Summer is ever promising, bringing longer lazy days, warm and restful, demanding smiles, and absolute immersion in beauteousness surroundings. By opposition Winter seems oft drab and frenetic, short hours of daylight necessity crammed with the chores and functions everyday existence demands. Spring and Autumn are by calendar and elemental positioning important stepping stones, easy stages of transition from one extreme of weather and ambience to the other, having as much chronological import and necessity as dusk and dawn to the fragile creature we have become through oft highly inappropriate and unhelpful evolution.

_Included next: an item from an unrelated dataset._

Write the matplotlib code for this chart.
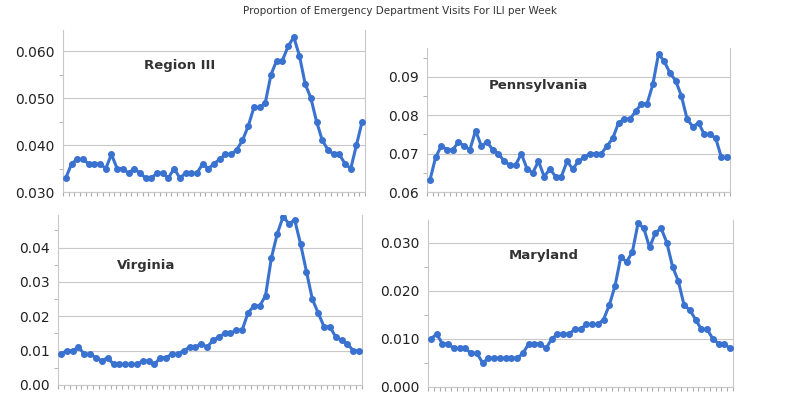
import matplotlib.pyplot as plt
from matplotlib.ticker import MultipleLocator, FormatStrFormatter

region3 = [0.033, 0.036, 0.037, 0.037, 0.036, 0.036, 0.036, 0.035, 0.038, 0.035, 0.035, 0.034, 0.035,
           0.034, 0.033, 0.033, 0.034, 0.034, 0.033, 0.035, 0.033, 0.034, 0.034, 0.034, 0.036, 0.035,
           0.036, 0.037, 0.038, 0.038, 0.039, 0.041, 0.044, 0.048, 0.048, 0.049, 0.055, 0.058, 0.058,
           0.061, 0.063, 0.059, 0.053, 0.050, 0.045, 0.041, 0.039, 0.038, 0.038, 0.036, 0.035, 0.040, 0.045]
pennsylvania = [0.063, 0.069, 0.072, 0.071, 0.071, 0.073, 0.072, 0.071, 0.076, 0.072, 0.073, 0.071, 0.070,
                0.068, 0.067, 0.067, 0.070, 0.066, 0.065, 0.068, 0.064, 0.066, 0.064, 0.064, 0.068, 0.066,
                0.068, 0.069, 0.070, 0.070, 0.070, 0.072, 0.074, 0.078, 0.079, 0.079, 0.081, 0.083, 0.083,
                0.088, 0.096, 0.094, 0.091, 0.089, 0.085, 0.079, 0.077, 0.078, 0.075, 0.075, 0.074, 0.069, 0.069]
virginia = [0.009, 0.010, 0.010, 0.011, 0.009, 0.009, 0.008, 0.007, 0.008, 0.006, 0.006, 0.006, 0.006,
            0.006, 0.007, 0.007, 0.006, 0.008, 0.008, 0.009, 0.009, 0.010, 0.011, 0.011, 0.012, 0.011,
            0.013, 0.014, 0.015, 0.015, 0.016, 0.016, 0.021, 0.023, 0.023, 0.026, 0.037, 0.044, 0.049,
            0.047, 0.048, 0.041, 0.033, 0.025, 0.021, 0.017, 0.017, 0.014, 0.013, 0.012, 0.010, 0.010]
maryland = [0.010, 0.011, 0.009, 0.009, 0.008, 0.008, 0.008, 0.007, 0.007, 0.005, 0.006, 0.006, 0.006,
            0.006, 0.006, 0.006, 0.007, 0.009, 0.009, 0.009, 0.008, 0.010, 0.011, 0.011, 0.011, 0.012,
            0.012, 0.013, 0.013, 0.013, 0.014, 0.017, 0.021, 0.027, 0.026, 0.028, 0.034, 0.033, 0.029,
            0.032, 0.033, 0.030, 0.025, 0.022, 0.017, 0.016, 0.014, 0.012, 0.012, 0.010, 0.009, 0.009, 0.008]

W, H = 800, 400
fig = plt.figure(figsize=(8, 4), dpi=100)
fig.text(0.5, 0.985, "Proportion of Emergency Department Visits For ILI per Week",
         ha="center", va="top", fontsize=7.5, color="#333333", family="DejaVu Sans")

# name, data, box (left, top, right, bottom px), ylim, major step, fmt, label pos (px)
panels = [
    ("Region III", region3, (63, 30, 365, 192), (0.030, 0.0645), 0.010, "%.3f", (180, 66)),
    ("Pennsylvania", pennsylvania, (427, 48, 730, 192), (0.060, 0.0975), 0.010, "%.2f", (538, 85)),
    ("Virginia", virginia, (58, 215, 362, 385), (0.0, 0.0495), 0.010, "%.2f", (146, 265)),
    ("Maryland", maryland, (428, 220, 733, 387), (0.0, 0.0347), 0.010, "%.3f", (544, 255)),
]

blue = "#3a72d0"
for name, data, (l, t, r, b), ylim, step, fmt, (lx, ly) in panels:
    ax = fig.add_axes([l / W, 1 - b / H, (r - l) / W, (b - t) / H])
    x = range(len(data))
    ax.plot(x, data, color=blue, lw=2.2, marker="o", ms=4, zorder=3)
    ax.set_ylim(*ylim)
    ax.set_xlim(-0.5, len(data) - 0.5)
    ax.yaxis.set_major_locator(MultipleLocator(step))
    ax.yaxis.set_minor_locator(MultipleLocator(step / 2))
    ax.yaxis.set_major_formatter(FormatStrFormatter(fmt))
    ax.grid(axis="y", which="major", color="#c8c8c8", lw=0.8)
    ax.set_xticks([i + 0.5 for i in range(-1, len(data))], labels=[])
    ax.tick_params(axis="x", length=3, color="#aaaaaa")
    ax.tick_params(axis="y", which="major", length=0, labelsize=10, labelcolor="#222222", pad=6)
    ax.tick_params(axis="y", which="minor", length=3, color="#aaaaaa")
    ax.spines["top"].set_visible(False)
    for s in ("left", "right", "bottom"):
        ax.spines[s].set_color("#c8c8c8")
    fig.text(lx / W, 1 - ly / H, name, ha="center", va="center",
             fontsize=9.5, fontweight="bold", color="#333333")

fig.savefig("out.png", dpi=100, facecolor="white")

My consideration of time, particularly as defined by season or day/night percentile has entered a noteworthy state of flux, perhaps even gaining a decided taint of boredom with the predictability of solar circumnavigation itself. That the universe is shameless and incorrigible in its construct cannot be denied of ignored, that human kind is a direct product of that assemblage is equally incontrovertible, so any change in interaction between and betwixt the two must be pursued on purely philosophical levels, physiology being totally fixated at conception.
Philosophy is a most profound and easily justifiable pursuit yet assumes or at least acknowledges a degree of self-questioning analysis commensurate with personal relaxion, comfort or contemplativeness. Deep thinking or profound analysis are not consistent with either shivering or sweating, rather being products of the serene and tranquil, of agreeable circumstance. Disagreeable situations are far more the seeds to political discourse, where pain, discomfort, even confinement can be an avenue to enlightenment.
‘Summertime and the living is easy’ so claim the oft quoted lyrics by DuBose Hayward penned for the Gershwin opera ‘Porgy and Bess, yet quite conversely I would suggest that the summer of 2020 has seen anything but abundant ease.
An interesting side note, that the operatic score was from the hand of Gershwin is well known, that Hayward was the librettist is common knowledge, but that DuBose wrote the original manuscript, published as a novella in 1925, and also adapted the story with his partner Dorothy Hayward as a theatrical play, both book and production simply entitled ‘Porgy’, is less well known or celebrated.
The hot months of this the year of perfect vision are proving most tedious, long seemingly endless days filled with very few virgin or even impugned pursuits remaining to amuse or distract. Even that most simple of pursuits the afternoon stroll becomes a constant frustration of possible interactions, necessitating if not dual protective mask sporting at minimum sometimes difficult if not almost impossible social distancing, causing seeming endless interludes of stop-go progression, the pedestrian equivalent of those belated but still infamous summertime holiday traffic snarl ups.
Like thee I persist, we all must continue or abandon hope utterly. We have passed between the gates of the Old Bailey, entering that unknown and trepidus space beyond not unlike Justice herself standing high above, bound, blindfolded and unsure of how the scales will eventually settle. Yet I am strangely comforted by Annie, ever recalling, ‘The sun will come up tomorrow, bet your bottom dollar, that tomorrow there’ll be sun.’